Wednesday, March 25, 2009

Why Live Longer

I have to admit that I'm often surprised by those who say they do not want to live longer. I see simple statements and lots of knee jerk reactions and fear. However, I rarely see logic to back up these comments.

Usually people say it is unnatural and they don't want to live longer than normal. By that logic then they shouldn't be vaccinated against disease and mankind should never have "encouraged" health practitioners throughout the ages to avoid the plague, cholera, tuberculosis and other ravages. The thing is, there aren't a lot of people who in retrospect think the discovery of anti-biotics or the small pox vaccine wasn't worthwhile. So, I think most people do want to live longer but with a high quality of life and with their friends and family also living longer. It is likely fear (or pain, or major depression) that stops these people from wanting to live longer.

Instead I believe that if any of the greatest minds of the past century had lived 20, 30, maybe 50 years longer that the world would be a considerably different and better place. Prolific inventors, thinkers, artists, and humanitarians who could live longer may have helped us enter a new age. An age where ones life work is not cut short but can be developed meaningfully and perhaps much more fruitfully.

If Einstein had lived an extra 30 years would we be traveling to other dimensions or to distant galaxies from the folding of space and time? If Mother Theresa had an extra 50 years would the world be a better place?

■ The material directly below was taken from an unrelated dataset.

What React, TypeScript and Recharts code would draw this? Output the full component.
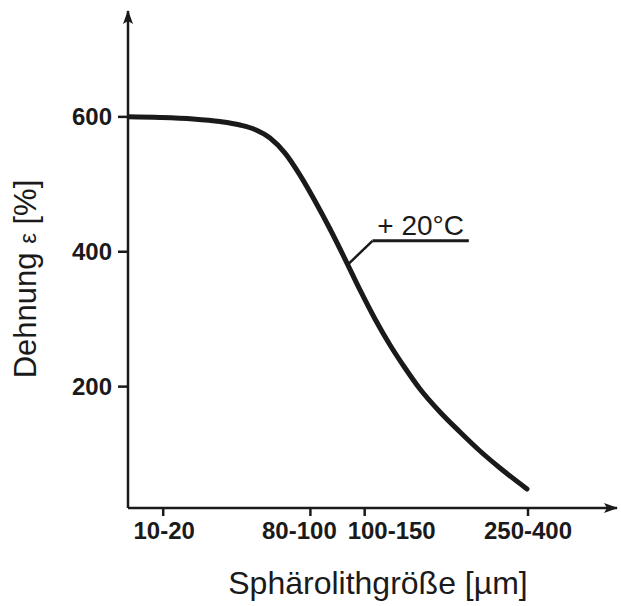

I've heard an argument that it is selfishness and vanity that cause people to want to live longer. While I am unsure about the vanity argument as martyrs can also be considered vain I do believe that the reasons for living longer can be selfish. However, they can also be selfless.

In my limited experience as many people age they become less selfish, contribute more to their communities, nurture the personal and spiritual growth and health of others more. It is certainly comforting to know that by extending life by 50 years that these traits may blossom as a new stage in human development. Perhaps with more selfless service to others and our communities the light in all of us shines a little brighter.

I know of people who have passed away that wished they had more time and I also know people who were ready to go. Ultimately though, I believe the majority of us want to live longer.